**** Collected material
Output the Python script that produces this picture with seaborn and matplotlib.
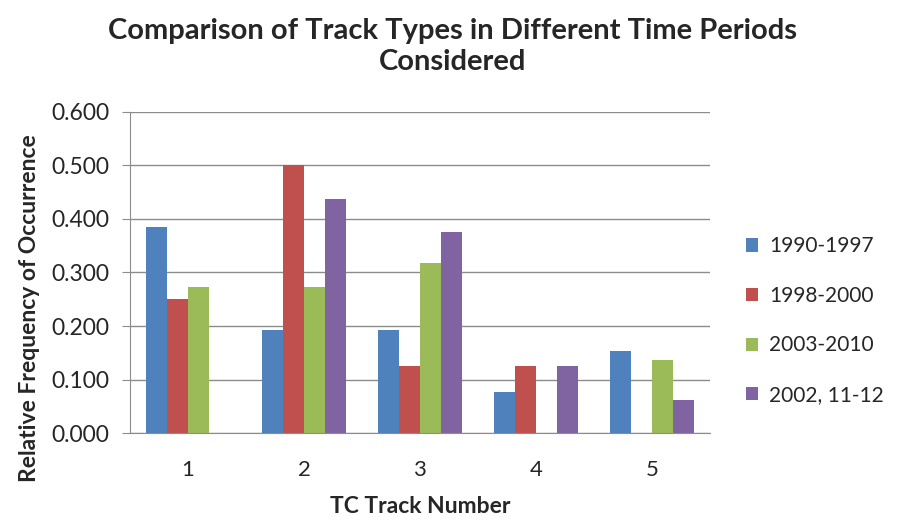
import matplotlib
matplotlib.use("Agg")
import matplotlib.pyplot as plt
import seaborn as sns
import pandas as pd
from matplotlib.ticker import FormatStrFormatter

tracks = ["1", "2", "3", "4", "5"]
periods = ["1990-1997", "1998-2000", "2003-2010", "2002, 11-12"]
p_1990_1997 = [0.385, 0.192, 0.192, 0.077, 0.154]
p_1998_2000 = [0.250, 0.500, 0.125, 0.125, 0.000]
p_2003_2010 = [0.273, 0.273, 0.318, 0.000, 0.136]
p_2002_1112 = [0.000, 0.4375, 0.375, 0.125, 0.0625]
colors = ["#4F81BD", "#C0504D", "#9BBB59", "#8064A2"]

rows = []
for name, vals in zip(periods, [p_1990_1997, p_1998_2000, p_2003_2010, p_2002_1112]):
    for t, v in zip(tracks, vals):
        rows.append({"track": t, "period": name, "freq": v})
df = pd.DataFrame(rows)

sns.set_style("white")
plt.rcParams["font.family"] = ["Lato", "DejaVu Sans"]

fig = plt.figure(figsize=(9.06, 5.2), dpi=100)
ax = fig.add_axes([0.1435, 0.167, 0.64, 0.618])

sns.barplot(data=df, x="track", y="freq", hue="period", palette=colors,
            width=0.727, ax=ax, saturation=1, edgecolor="none")

ax.set_ylim(0, 0.6)
ax.set_yticks([0, 0.1, 0.2, 0.3, 0.4, 0.5, 0.6])
ax.yaxis.set_major_formatter(FormatStrFormatter("%.3f"))
ax.yaxis.grid(True, color="#8c8c8c", linewidth=1)
ax.set_axisbelow(True)
ax.set_xlim(-0.5, 4.5)

for s in ["top", "right"]:
    ax.spines[s].set_visible(False)
ax.spines["left"].set_color("#8c8c8c")
ax.spines["bottom"].set_color("#8c8c8c")

ax.set_xticks([0, 1, 2, 3, 4])
ax.set_xticks([-0.5, 0.5, 1.5, 2.5, 3.5, 4.5], minor=True)
ax.tick_params(axis="x", which="major", length=0, labelsize=16, pad=19)
ax.tick_params(axis="x", which="minor", length=7, color="#8c8c8c", direction="out")
ax.tick_params(axis="y", length=6, color="#8c8c8c", direction="out", labelsize=16.5,
               left=True, pad=9)

ax.set_xlabel("TC Track Number", fontsize=16.5, fontweight="bold", labelpad=12)
ax.set_ylabel("Relative Frequency of Occurrence", fontsize=16.5, fontweight="bold")
ax.yaxis.set_label_coords(-0.155, 0.39)
fig.suptitle("Comparison of Track Types in Different Time Periods\nConsidered",
             x=0.5, y=0.965, fontsize=21, fontweight="bold", linespacing=1.25)

handles, labels = ax.get_legend_handles_labels()
ax.legend(handles, labels, loc="center left", bbox_to_anchor=(1.03, 0.35),
          frameon=False, fontsize=15, handlelength=0.6, handleheight=0.6,
          labelspacing=1.42, handletextpad=0.5)

fig.savefig("out.png", dpi=100, facecolor="white")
********
Aim of the task: Using the material above, copy every line in which the string "matplotlib" occurs.

Finished answer:
Output the Python script that produces this picture with seaborn and matplotlib.
import matplotlib
matplotlib.use("Agg")
import matplotlib.pyplot as plt
from matplotlib.ticker import FormatStrFormatter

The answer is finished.